Career direction takes time. You may not figure everything out in a month. You may explore one path and realize it is not right. You may start again. You may feel excited one week and doubtful the next. This is part of the process.

Patience does not mean doing nothing. It means continuing to take thoughtful action without demanding immediate certainty. It means allowing yourself to learn through experience. It means trusting that small steps will create understanding over time.

The people who eventually build strong careers are not always the ones who knew everything from the beginning. Often, they are the ones who kept learning, adapting, and moving even when the path was unclear.

Your uncertainty today can become wisdom later if you use it well. It can teach you how to think, explore, decide, and grow. Do not rush the process, but do not avoid it either.

Conclusion

Building a career when you have no clear direction can feel overwhelming, but it is completely possible. You do not need to know your entire future before you begin. You only need to take the next useful step with honesty and intention.

Start by accepting that uncertainty is normal. Then work on understanding yourself, identifying your strengths, clarifying your values, and exploring different options. Build transferable skills, gain experience, speak to people, create a simple learning plan, and use your current situation as a training ground. Choose a direction for now, not forever, and allow your career clarity to develop through action.

The most important thing is not to stay frozen.

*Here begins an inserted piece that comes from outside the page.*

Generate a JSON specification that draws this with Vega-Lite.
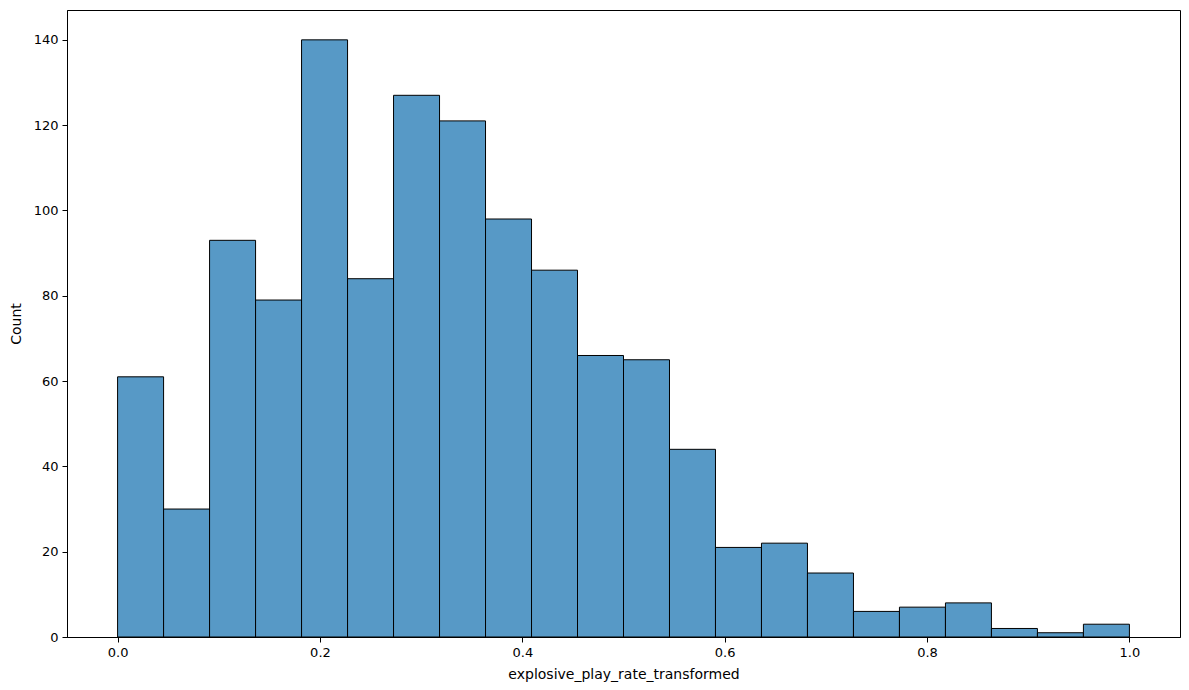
{
  "$schema": "https://vega.github.io/schema/vega-lite/v6.json",
  "autosize": "none",
  "width": 1113,
  "height": 627,
  "padding": {"left": 67, "top": 10, "right": 9, "bottom": 53},
  "background": "white",
  "config": {
    "font": "DejaVu Sans",
    "view": {"stroke": "black", "strokeWidth": 1},
    "axis": {
      "domainColor": "black",
      "tickColor": "black",
      "labelColor": "black",
      "titleColor": "black",
      "labelFont": "DejaVu Sans",
      "titleFont": "DejaVu Sans",
      "labelFontSize": 13,
      "titleFontSize": 14,
      "titleFontWeight": "normal",
      "tickSize": 5,
      "grid": false
    }
  },
  "data": {
    "values": [
      {"bin_start": 0.0, "bin_end": 0.045455, "count": 61},
      {"bin_start": 0.045455, "bin_end": 0.090909, "count": 30},
      {"bin_start": 0.090909, "bin_end": 0.136364, "count": 93},
      {"bin_start": 0.136364, "bin_end": 0.181818, "count": 79},
      {"bin_start": 0.181818, "bin_end": 0.227273, "count": 140},
      {"bin_start": 0.227273, "bin_end": 0.272727, "count": 84},
      {"bin_start": 0.272727, "bin_end": 0.318182, "count": 127},
      {"bin_start": 0.318182, "bin_end": 0.363636, "count": 121},
      {"bin_start": 0.363636, "bin_end": 0.409091, "count": 98},
      {"bin_start": 0.409091, "bin_end": 0.454545, "count": 86},
      {"bin_start": 0.454545, "bin_end": 0.5, "count": 66},
      {"bin_start": 0.5, "bin_end": 0.545455, "count": 65},
      {"bin_start": 0.545455, "bin_end": 0.590909, "count": 44},
      {"bin_start": 0.590909, "bin_end": 0.636364, "count": 21},
      {"bin_start": 0.636364, "bin_end": 0.681818, "count": 22},
      {"bin_start": 0.681818, "bin_end": 0.727273, "count": 15},
      {"bin_start": 0.727273, "bin_end": 0.772727, "count": 6},
      {"bin_start": 0.772727, "bin_end": 0.818182, "count": 7},
      {"bin_start": 0.818182, "bin_end": 0.863636, "count": 8},
      {"bin_start": 0.863636, "bin_end": 0.909091, "count": 2},
      {"bin_start": 0.909091, "bin_end": 0.954545, "count": 1},
      {"bin_start": 0.954545, "bin_end": 1.0, "count": 3}
    ]
  },
  "mark": {"type": "rect", "fill": "#5799c6", "stroke": "black", "strokeWidth": 1},
  "encoding": {
    "x": {
      "field": "bin_start",
      "type": "quantitative",
      "scale": {"domain": [-0.05, 1.05], "nice": false, "zero": false},
      "axis": {"values": [0, 0.2, 0.4, 0.6, 0.8, 1.0], "format": ".1f", "title": "explosive_play_rate_transformed", "titlePadding": 8, "labelPadding": 4}
    },
    "x2": {"field": "bin_end"},
    "y": {
      "field": "count",
      "type": "quantitative",
      "scale": {"domain": [0, 147], "nice": false},
      "axis": {"values": [0, 20, 40, 60, 80, 100, 120, 140], "title": "Count", "titlePadding": 10, "labelPadding": 4}
    }
  }
}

Confusion becomes heavier when you do nothing, but it becomes clearer when you move. Every course you take, every project you try, every conversation you have, and every skill you build gives you more information about yourself and your future.

You are not behind because you do not have everything figured out. You are simply at a stage where you need exploration, patience, and practical action. Build your career step by step. Direction will become clearer as you grow.